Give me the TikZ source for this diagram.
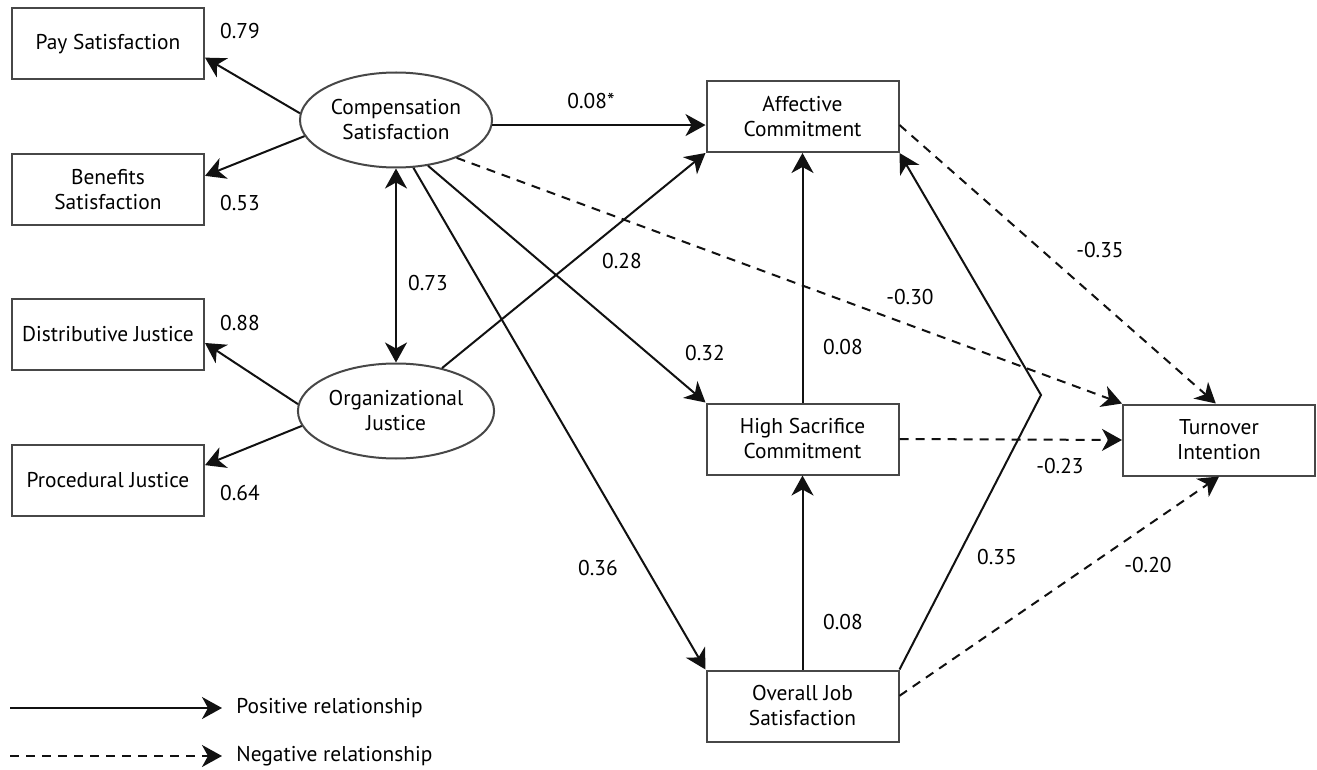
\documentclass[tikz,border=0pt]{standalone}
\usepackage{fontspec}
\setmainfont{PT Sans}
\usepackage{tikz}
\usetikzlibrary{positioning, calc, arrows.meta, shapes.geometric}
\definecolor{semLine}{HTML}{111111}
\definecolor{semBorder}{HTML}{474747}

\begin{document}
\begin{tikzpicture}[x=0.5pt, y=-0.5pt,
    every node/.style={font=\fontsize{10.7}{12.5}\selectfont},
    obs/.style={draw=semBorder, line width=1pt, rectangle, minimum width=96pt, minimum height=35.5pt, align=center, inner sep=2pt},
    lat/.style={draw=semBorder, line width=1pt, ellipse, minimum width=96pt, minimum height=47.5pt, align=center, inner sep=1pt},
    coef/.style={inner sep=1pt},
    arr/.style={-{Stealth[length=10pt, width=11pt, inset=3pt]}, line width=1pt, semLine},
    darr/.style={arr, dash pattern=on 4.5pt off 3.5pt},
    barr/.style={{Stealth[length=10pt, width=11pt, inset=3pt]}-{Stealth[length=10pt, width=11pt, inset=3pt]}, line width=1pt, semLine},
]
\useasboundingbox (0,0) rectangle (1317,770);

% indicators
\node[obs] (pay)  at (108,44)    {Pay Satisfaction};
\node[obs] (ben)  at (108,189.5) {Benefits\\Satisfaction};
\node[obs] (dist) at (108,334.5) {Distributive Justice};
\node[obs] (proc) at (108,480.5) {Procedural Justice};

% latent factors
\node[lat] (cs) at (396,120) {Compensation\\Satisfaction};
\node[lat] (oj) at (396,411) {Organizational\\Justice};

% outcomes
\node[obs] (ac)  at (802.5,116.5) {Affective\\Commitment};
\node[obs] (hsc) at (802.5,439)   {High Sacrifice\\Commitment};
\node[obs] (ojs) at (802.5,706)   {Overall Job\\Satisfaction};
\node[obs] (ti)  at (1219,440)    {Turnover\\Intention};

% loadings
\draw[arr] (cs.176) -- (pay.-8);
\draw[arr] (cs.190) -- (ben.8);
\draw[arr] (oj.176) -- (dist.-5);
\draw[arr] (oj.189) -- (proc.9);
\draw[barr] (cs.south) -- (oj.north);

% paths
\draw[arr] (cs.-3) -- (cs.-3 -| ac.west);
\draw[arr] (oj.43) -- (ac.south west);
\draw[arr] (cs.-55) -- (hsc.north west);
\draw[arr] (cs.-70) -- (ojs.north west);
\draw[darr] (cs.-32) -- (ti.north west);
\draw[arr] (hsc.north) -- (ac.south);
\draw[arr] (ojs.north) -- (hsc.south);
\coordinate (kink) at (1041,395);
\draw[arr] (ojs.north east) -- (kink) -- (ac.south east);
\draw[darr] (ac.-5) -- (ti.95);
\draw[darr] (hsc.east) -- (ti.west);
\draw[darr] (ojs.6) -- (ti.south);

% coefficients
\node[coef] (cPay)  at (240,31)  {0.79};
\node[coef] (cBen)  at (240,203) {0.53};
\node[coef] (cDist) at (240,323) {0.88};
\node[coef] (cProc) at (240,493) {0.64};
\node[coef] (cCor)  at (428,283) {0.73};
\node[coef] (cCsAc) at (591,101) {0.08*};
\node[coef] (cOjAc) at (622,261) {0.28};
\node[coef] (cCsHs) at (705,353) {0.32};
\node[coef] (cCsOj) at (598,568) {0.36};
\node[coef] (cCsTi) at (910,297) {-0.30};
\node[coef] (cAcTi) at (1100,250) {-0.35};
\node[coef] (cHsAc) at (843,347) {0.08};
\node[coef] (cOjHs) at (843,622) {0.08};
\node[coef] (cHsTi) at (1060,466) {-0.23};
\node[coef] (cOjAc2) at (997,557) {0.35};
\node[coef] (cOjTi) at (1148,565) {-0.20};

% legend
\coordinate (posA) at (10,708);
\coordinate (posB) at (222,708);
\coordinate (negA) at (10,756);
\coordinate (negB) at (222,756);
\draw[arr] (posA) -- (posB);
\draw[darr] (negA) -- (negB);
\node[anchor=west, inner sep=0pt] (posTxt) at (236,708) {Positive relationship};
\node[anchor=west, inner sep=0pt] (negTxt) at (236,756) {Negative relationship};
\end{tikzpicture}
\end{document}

- Instructions to follow -
Return the listing above in full and without alteration, excluding its pictures.

- The response -
Give me the TikZ source for this diagram.
\documentclass[tikz,border=0pt]{standalone}
\usepackage{fontspec}
\setmainfont{PT Sans}
\usepackage{tikz}
\usetikzlibrary{positioning, calc, arrows.meta, shapes.geometric}
\definecolor{semLine}{HTML}{111111}
\definecolor{semBorder}{HTML}{474747}

\begin{document}
\begin{tikzpicture}[x=0.5pt, y=-0.5pt,
    every node/.style={font=\fontsize{10.7}{12.5}\selectfont},
    obs/.style={draw=semBorder, line width=1pt, rectangle, minimum width=96pt, minimum height=35.5pt, align=center, inner sep=2pt},
    lat/.style={draw=semBorder, line width=1pt, ellipse, minimum width=96pt, minimum height=47.5pt, align=center, inner sep=1pt},
    coef/.style={inner sep=1pt},
    arr/.style={-{Stealth[length=10pt, width=11pt, inset=3pt]}, line width=1pt, semLine},
    darr/.style={arr, dash pattern=on 4.5pt off 3.5pt},
    barr/.style={{Stealth[length=10pt, width=11pt, inset=3pt]}-{Stealth[length=10pt, width=11pt, inset=3pt]}, line width=1pt, semLine},
]
\useasboundingbox (0,0) rectangle (1317,770);

% indicators
\node[obs] (pay)  at (108,44)    {Pay Satisfaction};
\node[obs] (ben)  at (108,189.5) {Benefits\\Satisfaction};
\node[obs] (dist) at (108,334.5) {Distributive Justice};
\node[obs] (proc) at (108,480.5) {Procedural Justice};

% latent factors
\node[lat] (cs) at (396,120) {Compensation\\Satisfaction};
\node[lat] (oj) at (396,411) {Organizational\\Justice};

% outcomes
\node[obs] (ac)  at (802.5,116.5) {Affective\\Commitment};
\node[obs] (hsc) at (802.5,439)   {High Sacrifice\\Commitment};
\node[obs] (ojs) at (802.5,706)   {Overall Job\\Satisfaction};
\node[obs] (ti)  at (1219,440)    {Turnover\\Intention};

% loadings
\draw[arr] (cs.176) -- (pay.-8);
\draw[arr] (cs.190) -- (ben.8);
\draw[arr] (oj.176) -- (dist.-5);
\draw[arr] (oj.189) -- (proc.9);
\draw[barr] (cs.south) -- (oj.north);

% paths
\draw[arr] (cs.-3) -- (cs.-3 -| ac.west);
\draw[arr] (oj.43) -- (ac.south west);
\draw[arr] (cs.-55) -- (hsc.north west);
\draw[arr] (cs.-70) -- (ojs.north west);
\draw[darr] (cs.-32) -- (ti.north west);
\draw[arr] (hsc.north) -- (ac.south);
\draw[arr] (ojs.north) -- (hsc.south);
\coordinate (kink) at (1041,395);
\draw[arr] (ojs.north east) -- (kink) -- (ac.south east);
\draw[darr] (ac.-5) -- (ti.95);
\draw[darr] (hsc.east) -- (ti.west);
\draw[darr] (ojs.6) -- (ti.south);

% coefficients
\node[coef] (cPay)  at (240,31)  {0.79};
\node[coef] (cBen)  at (240,203) {0.53};
\node[coef] (cDist) at (240,323) {0.88};
\node[coef] (cProc) at (240,493) {0.64};
\node[coef] (cCor)  at (428,283) {0.73};
\node[coef] (cCsAc) at (591,101) {0.08*};
\node[coef] (cOjAc) at (622,261) {0.28};
\node[coef] (cCsHs) at (705,353) {0.32};
\node[coef] (cCsOj) at (598,568) {0.36};
\node[coef] (cCsTi) at (910,297) {-0.30};
\node[coef] (cAcTi) at (1100,250) {-0.35};
\node[coef] (cHsAc) at (843,347) {0.08};
\node[coef] (cOjHs) at (843,622) {0.08};
\node[coef] (cHsTi) at (1060,466) {-0.23};
\node[coef] (cOjAc2) at (997,557) {0.35};
\node[coef] (cOjTi) at (1148,565) {-0.20};

% legend
\coordinate (posA) at (10,708);
\coordinate (posB) at (222,708);
\coordinate (negA) at (10,756);
\coordinate (negB) at (222,756);
\draw[arr] (posA) -- (posB);
\draw[darr] (negA) -- (negB);
\node[anchor=west, inner sep=0pt] (posTxt) at (236,708) {Positive relationship};
\node[anchor=west, inner sep=0pt] (negTxt) at (236,756) {Negative relationship};
\end{tikzpicture}
\end{document}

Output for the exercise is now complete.